The three reasons are interrelated. Let’s say that right now you think that the market will rise to 12,000 in a year – that’s a cool 50% return, but you don’t have enough money to invest in an index fund right now, so you go long on index futures. That way, you don’t have to put much money other than the margin upfront. This is an example of point no. 2 – tools like derivatives keeping the markets rational. If a sufficient number of people see sense, and decide that whatever the short term fluctuations, the market is bound to rise next year, then that will cause the market to rise right now, and eliminate the arbitrage opportunity. But if for some reason, even this small amount of money does not flow to fight the tide of irrationality (point no. 1) then the few intelligent investors may lose their shirt in margin calls before they are proved right. I believe that a combination of point 1 and 2 (not enough money and insufficiently developed tools) explains in large part why the EMH does not apply in India.

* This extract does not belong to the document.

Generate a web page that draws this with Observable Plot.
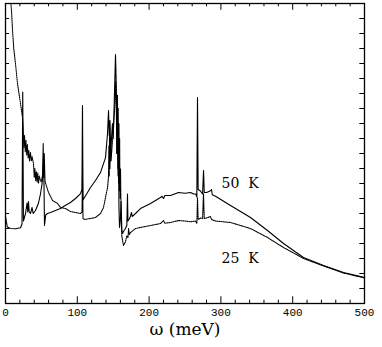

The last point is the most important. I am guessing that the actual percentage of India’s savings that goes into the stock market is very low, and consequently, has scope to vary wildly. People who are risk averse do not invest in stocks at all. Those who do are the kind who are looking to double their money in a month. Just as people do in a casino, they probably lose money. On an average, they probably end up making less than a savings account, but just like in a casino, no one looks at the average return, but get fixated on the big wins in times of booms and big losses in times of busts. Some people probably go bust and commit suicide. But most people, even when they lose significant amount of money in busts, stay away for years and eventually return. They don’t permanently stay away, and they don’t learn to channel their money intothe stock market through intelligent avenues (and earn “just” 15% a year? Bah!) Unless either of these happen, the EMH will not start applying. Treating the market as a casino becomes a self-fulfilling prophecy.
In all this, I am not sure of the role of FIIs. I suspect, with no real evidence, that they actually contribute to increasing the volatility, because their inflows and outflows are determined more by movements in world markets than the state of the Indian economy, and their mandate makes them ask risk-seeking as the retail investors. Their idiocy is at par with, if not worse than those of the idiot investors.
So, here is my 1000+ words on the subject. I have used fewer big big words than Ritwik, but I hope I have made as much, if not more sense.
Not to belabour the point, but can someone go to the second link in Ritwik’s post – the one that goes to How I Manage My Investments and explain to me how Ritwik concluded from that post that I don’t believe in the EMH for India? I mean, I don’t think he even understood that post. No one did. I am not sure I understand it myself.